Black History Month


Ashley Thoms and Brenna Birr

Black History Month has recently come under fire on social media outlets. People like actress Stacey Dash have spoken out against Black History Month, claiming that if people want to be truly equal then the month should not exist. She also believes that BET Awards and TV shows that only have black members on their cast lead to more inequality. However, it is this sort of attitude and recent outcries such as the #oscarssowhite, a hashtag lashing out at the lack of black nominees in major Oscar categories, that only prove how necessary Black History Month is.

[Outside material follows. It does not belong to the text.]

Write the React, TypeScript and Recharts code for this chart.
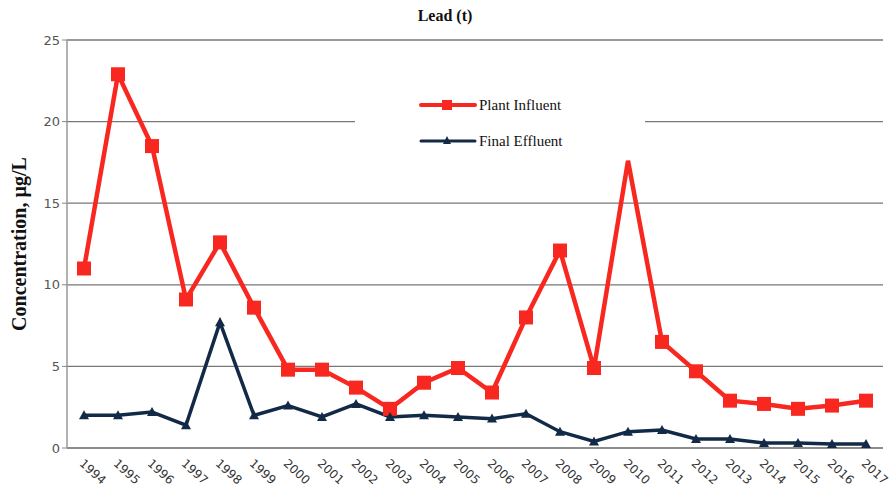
import { LineChart, Line, XAxis, YAxis, CartesianGrid, Legend } from 'recharts'

const years = ['1994', '1995', '1996', '1997', '1998', '1999', '2000', '2001', '2002', '2003', '2004', '2005',
  '2006', '2007', '2008', '2009', '2010', '2011', '2012', '2013', '2014', '2015', '2016', '2017']
const plantInfluent = [11.0, 22.9, 18.5, 9.1, 12.6, 8.6, 4.8, 4.8, 3.7, 2.4, 4.0, 4.9,
  3.4, 8.0, 12.1, 4.9, 17.6, 6.5, 4.7, 2.9, 2.7, 2.4, 2.6, 2.9]
const finalEffluent = [2.0, 2.0, 2.2, 1.4, 7.7, 2.0, 2.6, 1.9, 2.7, 1.9, 2.0, 1.9,
  1.8, 2.1, 1.0, 0.4, 1.0, 1.1, 0.55, 0.55, 0.3, 0.3, 0.25, 0.25]
const yTicks = [0, 5, 10, 15, 20, 25]

const RED = '#f8271f'
const NAVY = '#132a47'

const data = years.map((year, i) => ({ year, plant: plantInfluent[i], final: finalEffluent[i] }))

function SquareDot(props: any) {
  const { cx, cy, payload } = props
  if (cx == null || cy == null || payload.year === '2010') return null
  return <rect x={cx - 7} y={cy - 7} width={14} height={14} fill={RED} />
}

function TriangleDot(props: any) {
  const { cx, cy } = props
  if (cx == null || cy == null) return null
  return <path d={`M${cx},${cy - 5} L${cx + 5},${cy + 4} L${cx - 5},${cy + 4} Z`} fill={NAVY} />
}

function YearTick(props: any) {
  const { x, y, payload } = props
  return (
    <text x={x - 3} y={y + 6} transform={`rotate(42, ${x - 3}, ${y + 6})`} textAnchor="start"
      dominantBaseline="middle" fontSize={12} fill="#333" fontFamily="DejaVu Sans, sans-serif">
      {payload.value}
    </text>
  )
}

function LegendBox() {
  const row = (color: string, label: string, marker: 'sq' | 'tri') => (
    <div style={{ display: 'flex', alignItems: 'center', height: 36 }}>
      <svg width={58} height={14}>
        <line x1={2} y1={7} x2={56} y2={7} stroke={color} strokeWidth={marker === 'sq' ? 4 : 3} strokeLinecap="round" />
        {marker === 'sq'
          ? <rect x={23} y={2} width={10} height={10} fill={color} />
          : <path d="M28,2 L32,10 L24,10 Z" fill={color} />}
      </svg>
      <span style={{ fontFamily: 'Liberation Serif, serif', fontSize: 15, color: '#111', marginLeft: 2 }}>{label}</span>
    </div>
  )
  return (
    <div style={{ background: '#fff', width: 290, height: 72, paddingLeft: 64, boxSizing: 'border-box' }}>
      {row(RED, 'Plant Influent', 'sq')}
      {row(NAVY, 'Final Effluent', 'tri')}
    </div>
  )
}

export default function App() {
  return (
    <div style={{ position: 'absolute', left: 0, top: 0, width: 890, height: 495, background: '#fff' }}>
      <div style={{ position: 'absolute', top: 7, left: 0, width: 890, textAlign: 'center', fontFamily: 'Liberation Serif, serif',
        fontWeight: 'bold', fontSize: 16, color: '#111', zIndex: 2 }}>
        Lead (t)
      </div>
      <LineChart width={890} height={495} data={data} margin={{ top: 40, right: 7, bottom: 0, left: 0 }}>
        <CartesianGrid horizontal vertical={false} stroke="#777" strokeWidth={1.3} yAxisId="l" />
        <XAxis dataKey="year" height={47} tick={<YearTick />} tickLine={false} axisLine={{ stroke: '#888', strokeWidth: 1.5 }}
          interval={0} padding={{ left: 17, right: 17 }} />
        <YAxis yAxisId="l" width={67} domain={[0, 25]} ticks={yTicks} interval={0}
          tick={{ fontSize: 13, fill: '#555', fontFamily: 'DejaVu Sans, sans-serif' }}
          tickLine={{ stroke: '#888' }} tickSize={5} axisLine={{ stroke: '#999', strokeWidth: 1.5 }}
          label={{ value: 'Concentration, µg/L', angle: -90, position: 'insideLeft', dx: 14, dy: 0,
            style: { textAnchor: 'middle', fontFamily: 'Liberation Serif, serif', fontWeight: 'bold', fontSize: 20, fill: '#111' } }} />
        <YAxis yAxisId="r" orientation="right" width={0} domain={[0, 25]} tick={false} tickLine={false}
          axisLine={{ stroke: '#999', strokeWidth: 1.5 }} />
        <Legend verticalAlign="middle" layout="horizontal" content={<LegendBox />}
          wrapperStyle={{ position: 'absolute', left: 355, top: 87, width: 290, height: 72 }} />
        <Line yAxisId="l" type="linear" dataKey="plant" name="Plant Influent" stroke={RED} strokeWidth={4.5}
          dot={<SquareDot />} activeDot={false} isAnimationActive={false} />
        <Line yAxisId="l" type="linear" dataKey="final" name="Final Effluent" stroke={NAVY} strokeWidth={3.5}
          dot={<TriangleDot />} activeDot={false} isAnimationActive={false} />
      </LineChart>
    </div>
  )
}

Prominent members of society have spoken out against racial inequities and poor representation. Will Smith, Jada Pinkett Smith, Spike Lee, and many others have voiced their complaints about a lack of representation in media and awards. Their new presence demanding equality might remind some people of figures of the past. Names like Harriet Tubman, Martin Luther King Jr, and Malcolm X remind people of a time where social injustice was rich and the only black people found in media were white people wearing blackface. Of course, many of the problems then have been solved and people are treated much more fairly, regardless of the color of their skin. However, with issues such as the Ferguson shooting and lack of representation still around, Black History Month has only gained importance.

While social media allows for people to learn about all the current problems and trending hashtags, history is not talked about much outside of school. Teachers are responsible for telling students about important people in history; however, there are many people who contributed to society that schools fail to mention, and the only real time that students learn about these people is through Black History Month. For example, people rarely hear about Percy Julian’s contributions to the research and development of synthetic compounds. His research and the strides he made in scientific developments are still very important to modern day health care. In addition things like refrigerators, elevator doors, gas masks, and even potato chips wouldn’t exist without relatively unknown people like John Standard, Alexander Miles, Garrett Morgan, and George Crum, all people that wouldn’t get any recognition without Black History month.

Many people in history like those listed above have made extremely important contributions to society, but their successes are typically not recognized outside of the month of February. Issues today such as #ocsarssowhite and the struggle to prove that black lives matter continue to prove the need for a month that exclusively focuses on the contributions of black people to society.